A Scottish Christmas Secret is a 2025 Christmas romance film directed by Graham Pritz-Bennett and written by JJ Moon. It stars Caprice Bourret, Alex Trumble and Patsy Kensit and was released on 1 November 2025. Bourret also jointly produced the film.

==Premise==
When book publisher Tiffany's (Caprice Bourret) bestselling author Nathan McAllister (Alex Trumble) decides to quit writing in order to become a ski instructor in Aviemore, a town in the Scottish Highlands, without finishing his successful book series, she hatches a plan with her sister Sophie (Patsy Kensit) to convince Nathan to complete the series. Tiffany travels up to Scotland and finds Nathan. Whilst posing as a ski student, Tiffany uncovers a startling secret as she and Nathan grow closer.

==Cast==
- Caprice Bourret as Tiffany Bennett
- Alex Trumble as Nathan McAllister
- Patsy Kensit as Sophie Bennett
- Dom Watters as Lachlan Douglas
- Gordon Joseph Millar as Hamish Campbell
- Fiona Hannan as Fiona McAllister
- Jett Bourret Comfort as Logan
- Nekoda Garrett as Siobhan
- Jax Bourret Comfort as Ollie
- Stephen Corrall as Fergus McAllister
- Nick Lyon as Angus
- Sabean Bea as Bookkeeper

==Production==
Filming took place in early 2025 in Aberfeldy and Pitlochry, as well as several locations in the Cairngorms National Park and the Badenoch and Strathspey districts. Other filming locations included Loch Morlich and the Landmark Forest Adventure Park.

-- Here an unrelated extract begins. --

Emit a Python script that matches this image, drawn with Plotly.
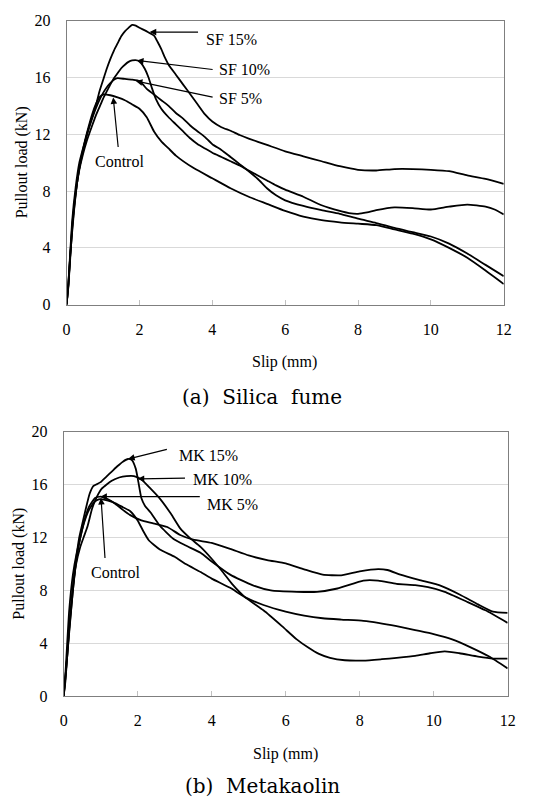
import plotly.graph_objects as go

# ---------------- (a) Silica fume ----------------
sf_ctrl_x = [0, 0.05, 0.1, 0.2, 0.3, 0.4, 0.5, 0.6, 0.7, 0.8, 0.9, 1.0, 1.2, 1.4, 1.6, 1.8, 2.0, 2.2, 2.4, 2.6,
             2.8, 3.0, 3.5, 4.0, 4.5, 5.0, 5.5, 6.0, 6.5, 7.0, 7.5, 8.0, 8.5, 9.0, 9.5, 10.0, 10.5, 11.0, 11.5, 12.0]
sf_ctrl_y = [0, 1.5, 3.5, 6.5, 8.8, 10.3, 11.5, 12.5, 13.4, 14.1, 14.6, 14.8, 14.75, 14.6, 14.4, 14.1, 13.8, 13.2,
             12.2, 11.5, 11.0, 10.5, 9.6, 8.9, 8.2, 7.6, 7.1, 6.6, 6.2, 5.95, 5.8, 5.7, 5.6, 5.3, 5.0, 4.6, 4.0,
             3.3, 2.4, 1.45]

sf5_x = [0, 0.05, 0.15, 0.25, 0.35, 0.45, 0.55, 0.7, 0.8, 0.9, 1.0, 1.1, 1.2, 1.3, 1.4, 1.6, 1.8, 2.0, 2.1, 2.2,
         2.4, 2.6, 2.8, 3.0, 3.2, 3.4, 3.6, 3.8, 4.0, 4.25, 4.5, 4.75, 5.0, 5.25, 5.5, 5.75, 6.0, 6.5, 7.0, 7.5,
         8.0, 8.5, 9.0, 9.5, 10.0, 10.5, 11.0, 11.5, 12.0]
sf5_y = [0, 1.3, 5.2, 7.8, 9.6, 10.8, 11.9, 13.1, 13.8, 14.4, 14.9, 15.3, 15.6, 15.85, 15.95, 15.9, 15.85, 15.75,
         15.5, 15.2, 14.8, 14.4, 14.0, 13.5, 13.1, 12.6, 12.2, 11.8, 11.3, 10.9, 10.4, 9.9, 9.4, 8.85, 8.2, 7.7,
         7.35, 6.95, 6.65, 6.4, 6.05, 5.75, 5.4, 5.1, 4.8, 4.3, 3.6, 2.8, 2.0]

sf10_x = [0, 0.05, 0.15, 0.25, 0.35, 0.45, 0.55, 0.7, 0.8, 0.9, 1.0, 1.1, 1.2, 1.3, 1.4, 1.5, 1.6, 1.7, 1.8, 1.95,
          2.05, 2.15, 2.25, 2.35, 2.45, 2.6, 2.8, 3.0, 3.2, 3.4, 3.6, 3.8, 4.0, 4.25, 4.5, 4.75, 5.0, 5.25, 5.5,
          5.75, 6.0, 6.5, 7.0, 7.5, 7.75, 8.0, 8.25, 8.5, 9.0, 9.5, 10.0, 10.5, 11.0, 11.5, 11.75, 12.0]
sf10_y = [0, 1.4, 5.4, 7.9, 9.5, 10.6, 11.5, 12.6, 13.3, 13.9, 14.5, 15.0, 15.5, 15.95, 16.3, 16.65, 16.9, 17.1,
          17.2, 17.2, 17.0, 16.6, 16.0, 15.2, 14.5, 13.8, 13.2, 12.7, 12.2, 11.7, 11.3, 11.0, 10.7, 10.4, 10.1,
          9.8, 9.45, 9.1, 8.75, 8.4, 8.1, 7.6, 7.0, 6.6, 6.45, 6.4, 6.5, 6.65, 6.85, 6.8, 6.7, 6.9, 7.05, 6.9,
          6.7, 6.35]

sf15_x = [0, 0.05, 0.15, 0.25, 0.35, 0.45, 0.55, 0.65, 0.8, 0.9, 1.0, 1.1, 1.2, 1.3, 1.4, 1.5, 1.6, 1.7, 1.8, 1.9,
          2.0, 2.2, 2.4, 2.5, 2.6, 2.7, 2.8, 3.0, 3.2, 3.4, 3.6, 3.8, 4.0, 4.25, 4.5, 4.75, 5.0, 5.5, 6.0, 6.5,
          7.0, 7.5, 8.0, 8.5, 9.0, 9.5, 10.0, 10.5, 11.0, 11.5, 12.0]
sf15_y = [0, 1.5, 5.8, 8.3, 10.0, 11.0, 11.9, 12.8, 14.0, 15.0, 15.8, 16.6, 17.3, 17.9, 18.4, 18.9, 19.25, 19.5,
          19.7, 19.65, 19.5, 19.25, 18.95, 18.5, 18.0, 17.4, 16.9, 16.2, 15.5, 14.8, 14.1, 13.4, 12.9, 12.5,
          12.25, 11.95, 11.7, 11.25, 10.8, 10.45, 10.1, 9.75, 9.5, 9.45, 9.55, 9.55, 9.5, 9.4, 9.1, 8.85, 8.5]

# ---------------- (b) Metakaolin ----------------
mk_ctrl_x = [0, 0.05, 0.15, 0.25, 0.35, 0.45, 0.55, 0.65, 0.75, 0.85, 0.95, 1.05, 1.2, 1.4, 1.6, 1.8, 2.0, 2.15,
             2.3, 2.6, 3.0, 3.3, 3.7, 4.0, 4.5, 4.9, 5.4, 6.0, 6.5, 7.0, 7.5, 8.1, 8.5, 9.0, 9.5, 10.0, 10.5,
             11.0, 11.5, 12.0]
mk_ctrl_y = [0, 1.5, 5.0, 8.0, 10.4, 12.0, 13.1, 13.9, 14.4, 14.75, 14.9, 14.9, 14.8, 14.6, 14.3, 14.0, 13.3,
             12.5, 11.8, 11.1, 10.55, 10.0, 9.4, 8.9, 8.2, 7.5, 6.9, 6.4, 6.1, 5.9, 5.8, 5.7, 5.55, 5.3, 5.0,
             4.7, 4.3, 3.7, 3.0, 2.1]

mk5_x = [0, 0.05, 0.15, 0.25, 0.35, 0.45, 0.55, 0.68, 0.85, 1.0, 1.2, 1.4, 1.6, 1.8, 2.1, 2.4, 2.8, 3.15, 3.5,
         4.0, 4.5, 5.0, 5.5, 6.0, 6.5, 7.0, 7.5, 8.0, 8.5, 8.75, 9.1, 9.6, 10.2, 10.7, 11.2, 11.6, 12.0]
mk5_y = [0, 1.8, 6.5, 9.2, 10.8, 12.0, 13.2, 14.3, 15.0, 15.1, 14.9, 14.55, 14.1, 13.7, 13.3, 13.1, 12.8, 12.2,
         11.85, 11.6, 11.15, 10.65, 10.3, 10.05, 9.6, 9.2, 9.15, 9.45, 9.62, 9.55, 9.2, 8.8, 8.35, 7.7, 6.95,
         6.4, 6.3]

mk10_x = [0, 0.05, 0.15, 0.25, 0.33, 0.45, 0.55, 0.65, 0.77, 0.9, 1.03, 1.3, 1.5, 1.7, 1.9, 2.1, 2.35, 2.6, 2.9,
          3.15, 3.4, 3.7, 4.0, 4.3, 4.55, 4.9, 5.4, 5.9, 6.3, 6.6, 6.9, 7.2, 7.6, 8.1, 8.6, 9.0, 9.5, 9.9, 10.3,
          10.7, 11.2, 11.6, 12.0]
mk10_y = [0, 1.2, 5.2, 8.3, 9.9, 11.3, 12.1, 12.9, 14.2, 15.1, 15.7, 16.3, 16.55, 16.65, 16.65, 16.4, 15.7,
          14.95, 13.8, 12.7, 12.0, 11.3, 10.4, 9.4, 8.5, 7.5, 6.5, 5.3, 4.3, 3.7, 3.2, 2.9, 2.72, 2.7, 2.8, 2.9,
          3.05, 3.25, 3.4, 3.25, 3.0, 2.85, 2.85]

mk15_x = [0, 0.05, 0.15, 0.25, 0.33, 0.42, 0.5, 0.6, 0.7, 0.8, 0.9, 1.0, 1.15, 1.3, 1.45, 1.6, 1.74, 1.85, 1.95,
          2.02, 2.1, 2.2, 2.35, 2.6, 2.97, 3.3, 3.7, 4.0, 4.5, 5.1, 5.6, 6.3, 6.85, 7.4, 8.1, 8.5, 9.0, 9.5,
          9.85, 10.3, 10.9, 11.4, 12.0]
mk15_y = [0, 1.5, 4.8, 8.0, 10.2, 12.0, 13.0, 14.2, 15.3, 15.9, 16.05, 16.2, 16.6, 17.0, 17.4, 17.75, 17.95,
          17.85, 17.2, 16.2, 15.0, 14.4, 13.9, 12.9, 11.9, 11.4, 10.85, 10.2, 9.2, 8.4, 8.0, 7.9, 7.9, 8.15,
          8.75, 8.75, 8.5, 8.4, 8.25, 7.9, 7.15, 6.5, 5.55]

x_ticks = [0, 2, 4, 6, 8, 10, 12]
y_ticks = [0, 4, 8, 12, 16, 20]
x_title = "Slip (mm)"
y_title = "Pullout load (kN)"
captions = ["(a)\u00a0 Silica\u00a0 fume", "(b)\u00a0 Metakaolin"]

W, H = 544, 808
SERIF = "Liberation Serif"

fig = go.Figure()

top_series = [(sf_ctrl_x, sf_ctrl_y, "Control"), (sf5_x, sf5_y, "SF 5%"),
              (sf10_x, sf10_y, "SF 10%"), (sf15_x, sf15_y, "SF 15%")]
bot_series = [(mk_ctrl_x, mk_ctrl_y, "Control"), (mk5_x, mk5_y, "MK 5%"),
              (mk10_x, mk10_y, "MK 10%"), (mk15_x, mk15_y, "MK 15%")]

for xs, ys, nm in top_series:
    fig.add_trace(go.Scatter(x=xs, y=ys, name=nm, mode="lines", xaxis="x", yaxis="y",
                             line=dict(color="black", width=1.8, shape="spline", smoothing=0.5),
                             showlegend=False))
for xs, ys, nm in bot_series:
    fig.add_trace(go.Scatter(x=xs, y=ys, name=nm, mode="lines", xaxis="x2", yaxis="y2",
                             line=dict(color="black", width=1.8, shape="spline", smoothing=0.5),
                             showlegend=False))


def px_x(p):
    return p / W


def px_y(p):
    return 1 - p / H


axis_common = dict(showline=True, mirror=True, linecolor="#7f7f7f", linewidth=1,
                   tickfont=dict(family=SERIF, size=16, color="black"), zeroline=False)

fig.update_layout(
    width=W, height=H, autosize=False,
    margin=dict(l=0, r=0, t=0, b=0),
    paper_bgcolor="white", plot_bgcolor="white",
    xaxis=dict(domain=[px_x(64), px_x(511)], range=[0, 12], anchor="y", tickvals=x_ticks,
               showgrid=False, ticks="inside", ticklen=5, tickcolor="#c0c0c0",
               ticklabelstandoff=10, **axis_common),
    yaxis=dict(domain=[px_y(303), px_y(13)], range=[0, 20], anchor="x", tickvals=y_ticks,
               showgrid=True, gridcolor="#d9d9d9", gridwidth=1, ticks="",
               ticklabelstandoff=12, **axis_common),
    xaxis2=dict(domain=[px_x(61), px_x(515)], range=[0, 12], anchor="y2", tickvals=x_ticks,
                showgrid=False, ticks="inside", ticklen=5, tickcolor="#c0c0c0",
                ticklabelstandoff=10, **axis_common),
    yaxis2=dict(domain=[px_y(703), px_y(433)], range=[0, 20], anchor="x2", tickvals=y_ticks,
                showgrid=True, gridcolor="#d9d9d9", gridwidth=1, ticks="",
                ticklabelstandoff=12, **axis_common),
)

ann = []
lab_font = dict(family=SERIF, size=16, color="black")

# arrows: (xref, yref, tip_x, tip_y, tail_x, tail_y)
arrows = [
    ("x", "y", 2.28, 19.2, 3.65, 19.2),
    ("x", "y", 1.93, 17.2, 4.05, 16.55),
    ("x", "y", 1.90, 15.75, 4.05, 14.6),
    ("x", "y", 1.28, 14.6, 1.42, 11.0),
    ("x2", "y2", 1.74, 17.95, 2.83, 18.7),
    ("x2", "y2", 2.0, 16.45, 3.32, 16.5),
    ("x2", "y2", 0.99, 15.1, 3.72, 15.1),
    ("x2", "y2", 1.01, 15.0, 1.12, 10.35),
]
for xr, yr, tx, ty, ax_, ay_ in arrows:
    ann.append(dict(xref=xr, yref=yr, axref=xr, ayref=yr, x=tx, y=ty, ax=ax_, ay=ay_, text="",
                    showarrow=True, arrowhead=2, arrowsize=1.1, arrowwidth=1.2, arrowcolor="black"))

labels = [
    ("x", "y", 3.76, 18.7, "SF 15%", "left"),
    ("x", "y", 4.13, 16.55, "SF 10%", "left"),
    ("x", "y", 4.13, 14.55, "SF 5%", "left"),
    ("x", "y", 1.46, 10.1, "Control", "center"),
    ("x2", "y2", 3.07, 18.24, "MK 15%", "left"),
    ("x2", "y2", 3.43, 16.4, "MK 10%", "left"),
    ("x2", "y2", 3.81, 14.54, "MK 5%", "left"),
    ("x2", "y2", 1.39, 9.36, "Control", "center"),
]
for xr, yr, lx, ly, txt, xa in labels:
    ann.append(dict(xref=xr, yref=yr, x=lx, y=ly, text=txt, showarrow=False, xanchor=xa,
                    yanchor="middle", font=lab_font))

# axis titles
ann.append(dict(xref="paper", yref="paper", x=px_x(18), y=px_y(158), text=y_title, textangle=-90,
                showarrow=False, xanchor="center", yanchor="middle", font=lab_font))
ann.append(dict(xref="paper", yref="paper", x=px_x(287), y=px_y(362), text=x_title,
                showarrow=False, xanchor="center", yanchor="middle", font=lab_font))
ann.append(dict(xref="paper", yref="paper", x=px_x(15), y=px_y(568), text=y_title, textangle=-90,
                showarrow=False, xanchor="center", yanchor="middle", font=lab_font))
ann.append(dict(xref="paper", yref="paper", x=px_x(288), y=px_y(762), text=x_title,
                showarrow=False, xanchor="center", yanchor="middle", font=lab_font))

# captions
cap_font = dict(family="DejaVu Serif", size=20, color="black")
ann.append(dict(xref="paper", yref="paper", x=px_x(264), y=px_y(397), text=captions[0],
                showarrow=False, xanchor="center", yanchor="middle", font=cap_font))
ann.append(dict(xref="paper", yref="paper", x=px_x(264), y=px_y(795), text=captions[1],
                showarrow=False, xanchor="center", yanchor="middle", font=cap_font))

fig.update_layout(annotations=ann)

reset_js = ("var s=document.createElement('style');"
            "s.textContent='html,body{margin:0!important;padding:0!important;overflow:hidden!important;}';"
            "document.head.appendChild(s);")
fig.write_html("out.html", config={"displayModeBar": False}, post_script=reset_js)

The film was released through Bourret's production company JJLove Productions, as well as Nicely Entertainment.

Bourret's real life children Jett and Jax had roles in the film.

==Release==
The film was released digitally on 1 November 2025, and followed by several broadcasts on television on Channel 5 in the UK over the 2025 Christmas period.